Multinomial sampling when joining a new tree in dynamic NUTS implementation

I was looking at the base_hmc.hpp implementation, because I’ve been trying to implement it in R, and I found something peculiar.

Say we have an old tree with weight w_{\mathrm{old}}, and we just built a new tree with weight w_{\mathrm{new}}. As I understand, the rule is that if w_{\mathrm{new}} > w_{\mathrm{old}} then we sample from the new tree.

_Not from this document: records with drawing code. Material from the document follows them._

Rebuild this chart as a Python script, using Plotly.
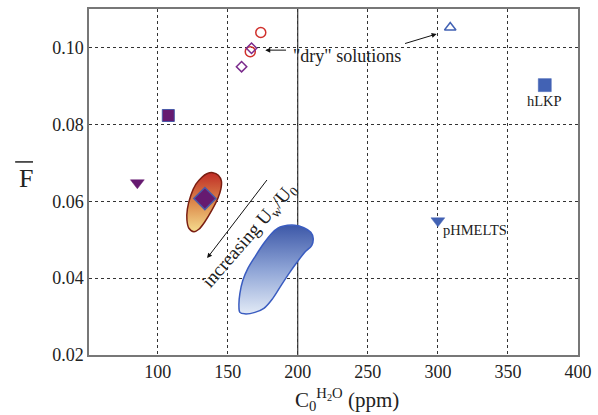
import plotly.graph_objects as go

# ---- data ----
x_ticks = [100, 150, 200, 250, 300, 350, 400]
y_ticks = [0.02, 0.04, 0.06, 0.08, 0.10]

# purple (filled) model points
purple_sq_x, purple_sq_y = [107.6], [0.0823]
purple_tri_x, purple_tri_y = [85.5], [0.0648]
purple_big_x, purple_big_y = [133.7], [0.0607]
# "dry" solutions
dry_circ_x, dry_circ_y = [173.6, 166.1], [0.1039, 0.0989]
dry_dia_x, dry_dia_y = [167.0, 159.9], [0.0998, 0.0950]
dry_tri_x, dry_tri_y = [308.8], [0.1052]
# blue (filled) points
hlkp_x, hlkp_y = [376.3], [0.0902]
phm_x, phm_y = [300.0], [0.0549]

# outlines of the two shaded regions
orange_x = [139.4, 143.3, 145.5, 145.1, 143.0, 138.7, 133.7, 129.4, 125.9, 122.3,
            120.9, 121.2, 123.7, 127.3, 131.6, 135.1, 139.4]
orange_y = [0.06742, 0.06677, 0.06521, 0.06313, 0.06078, 0.05766, 0.05466, 0.05271,
            0.05206, 0.05297, 0.05505, 0.05792, 0.06156, 0.06443, 0.06625, 0.06716, 0.06742]
blue_x = [189.3, 197.9, 204.3, 209.3, 211.0, 210.0, 205.0, 200.0, 194.3, 188.6, 182.2,
          175.8, 169.4, 162.2, 158.7, 158.0, 158.7, 160.8, 164.4, 170.1, 175.8, 181.5,
          185.8, 189.3]
blue_y = [0.05349, 0.05375, 0.05310, 0.05193, 0.05036, 0.04854, 0.04672, 0.04438,
          0.04151, 0.03839, 0.03474, 0.03214, 0.03109, 0.03070, 0.03109, 0.03292,
          0.03604, 0.03943, 0.04255, 0.04594, 0.04906, 0.05167, 0.05297, 0.05349]

FONT = "Liberation Serif"
PURPLE = "#661a70"
EDGE = "#4a5aa8"
BLUE = "#4262b4"
RED = "#d0302c"

fig = go.Figure()

fig.add_trace(go.Scatter(
    x=orange_x, y=orange_y, mode="lines", line=dict(color="#7a1e12", width=1.5, shape="spline"),
    fill="toself",
    fillgradient=dict(type="vertical",
                      colorscale=[[0, "#f5dc8e"], [0.45, "#de9050"], [1, "#c02c26"]]),
    hoverinfo="skip"))
fig.add_trace(go.Scatter(
    x=blue_x, y=blue_y, mode="lines", line=dict(color="#3a5cc0", width=1.5, shape="spline"),
    fill="toself",
    fillgradient=dict(type="vertical",
                      colorscale=[[0, "#e2eaf6"], [0.5, "#8ea4d6"], [1, "#3d58a8"]]),
    hoverinfo="skip"))

def pts(x, y, symbol, size, color, lcolor, lw):
    fig.add_trace(go.Scatter(x=x, y=y, mode="markers",
                             marker=dict(symbol=symbol, size=size, color=color,
                                         line=dict(color=lcolor, width=lw))))

pts(purple_sq_x, purple_sq_y, "square", 12, PURPLE, EDGE, 1)
pts(purple_tri_x, purple_tri_y, "triangle-down", 12, PURPLE, PURPLE, 0.5)
pts(purple_big_x, purple_big_y, "diamond", 17, PURPLE, EDGE, 1.5)
pts(dry_circ_x, dry_circ_y, "circle-open", 10, RED, RED, 1.5)
pts(dry_dia_x, dry_dia_y, "diamond-open", 8, "#7a2a8c", "#7a2a8c", 1.5)
pts(dry_tri_x, dry_tri_y, "triangle-up-open", 10, BLUE, BLUE, 1.5)
pts(hlkp_x, hlkp_y, "square", 13, BLUE, BLUE, 0.5)
pts(phm_x, phm_y, "triangle-down", 12, BLUE, BLUE, 0.5)

# solid vertical line at 200
fig.add_shape(type="line", xref="x", yref="paper", x0=200, x1=200, y0=0, y1=1,
              line=dict(color="#111", width=1), layer="below")
# overline for the y title
fig.add_shape(type="line", xref="paper", yref="paper", x0=-0.151, x1=-0.1145,
              y0=0.558, y1=0.558, line=dict(color="#222", width=1.5))

ann = []
ann.append(dict(x=hlkp_x[0], y=0.0861, xref="x", yref="y", text="hLKP", showarrow=False,
                font=dict(family=FONT, size=14.5, color="#222")))
ann.append(dict(x=302, y=0.0524, xref="x", yref="y", text="pHMELTS", showarrow=False,
                xanchor="left", font=dict(family=FONT, size=14.5, color="#222")))
ann.append(dict(x=234.9, y=0.0978, xref="x", yref="y", text="\"dry\" solutions",
                showarrow=False, font=dict(family=FONT, size=18, color="#222")))
ann.append(dict(x=165.6, y=0.0509, xref="x", yref="y",
                text="increasing U<sub>w</sub>/U<sub>0</sub>", textangle=-49,
                showarrow=False, font=dict(family=FONT, size=19, color="#222")))
# arrows
for (hx, hy, tx, ty) in [(176.8, 0.0993, 192.7, 0.0993),
                         (299.1, 0.1035, 275.5, 0.1009),
                         (135.3, 0.0452, 178.8, 0.0659)]:
    ann.append(dict(x=hx, y=hy, ax=tx, ay=ty, xref="x", yref="y", axref="x", ayref="y",
                    text="", showarrow=True, arrowhead=2, arrowsize=1, arrowwidth=1,
                    arrowcolor="#111", standoff=0, startstandoff=0))
# axis titles
ann.append(dict(x=0.528, y=-0.13, xref="paper", yref="paper", yanchor="middle",
                text="C<sub>0</sub><sup>H<sub>2</sub>O</sup> (ppm)", showarrow=False,
                font=dict(family=FONT, size=21, color="#222")))
ann.append(dict(x=-0.148, y=0.51, xref="paper", yref="paper", text="F", showarrow=False,
                font=dict(family=FONT, size=26, color="#222")))

fig.update_layout(
    width=598, height=415, margin=dict(l=89, r=20, t=9, b=60, autoexpand=False),
    paper_bgcolor="white", plot_bgcolor="white", showlegend=False,
    annotations=ann,
    font=dict(family=FONT, size=18, color="#222"),
)
fig.update_xaxes(range=[51, 400], tickvals=x_ticks, ticks="", showgrid=True,
                 gridcolor="#333", griddash="dot", gridwidth=1, automargin=False,
                 showline=True, linecolor="#777", linewidth=1.5, mirror=True,
                 zeroline=False, tickfont=dict(family=FONT, size=18, color="#222"))
fig.update_yaxes(range=[0.02, 0.11], tickvals=y_ticks, ticktext=["0.02", "0.04", "0.06", "0.08", "0.10"],
                 ticks="", showgrid=True, gridcolor="#333", griddash="dot", gridwidth=1,
                 automargin=False,
                 showline=True, linecolor="#777", linewidth=1.5, mirror=True,
                 zeroline=False, tickfont=dict(family=FONT, size=18, color="#222"))

fig.write_html("out.html", config={"displayModeBar": False},
               post_script="document.body.style.margin='0px';document.body.style.overflow='hidden';")
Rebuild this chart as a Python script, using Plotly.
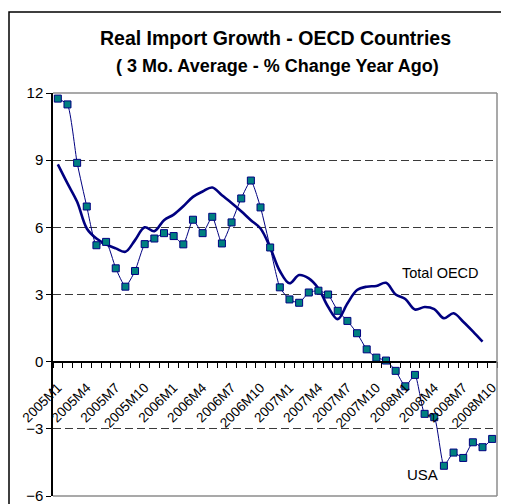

This is what is checked at line 136 of the linked file: log_sum_weight_subtree is the log of w_{\mathrm{new}}, and log_sum_weight is the log of w_{\mathrm{old}}. Once this if-else statement finishes executing, then log_sum_weight is updated to be the log of the sum of both weights.

Now, I noticed that this contrasts with the analogous multinomial sampling that occurs in the build_tree(.) function at line 278. Here, log_sum_weight_right indeed represents the log of w_{\mathrm{new}}, but it is being compared to log_sum_weight_subtree which at this point in the code is set to \log(w_{\mathrm{new}} + w_{\mathrm{old}}). Should it not instead be compared to log_sum_weight_left which represents the log of w_{\mathrm{old}}?

I’m probably missing something, but I just can’t figure out what. Can anyone chime in?

1 Like

States are sampled according to multinomial weights within each subtree, but the subtrees themselves are not sampled uniformly but rather biased towards subtrees away from the initial point. The former uses w_{new} / (w_{new} + w_{old}) whereas the latter uses w_{new} / w_{old}.

See Section A.3.2 of https://arxiv.org/abs/1701.02434 for a more in depth discussion and proof of validity.

2 Likes

In the last paragraph of that paper it briefly mentions the modifications to NUTS that Stan implements. Is there a paper or wiki with a list of all the modifications implemented in Stan?

2 Likes

Thanks Mike!

Just to recapitulate to make sure I understand: the biased progressive sampling is only meant to be used after the original call to build_tree() that occurs in the trasition() function.

Would it be possible to also do biased progressive sampling within in the building of the subtree as well (as oppose to uniform sampling)? Would that break detailed balance?

From what I understand, and @betanalpha can correct me on this one, the two major changes are:

  1. Replacing the slice sampling mechanism with the multinomial sampling scheme.
  2. Replacing the U-Turn criteria with the generalized U-Turn criteria described on page 58 of @betanalpha’s intro paper.
2 Likes

I’m not sure off the top of my head.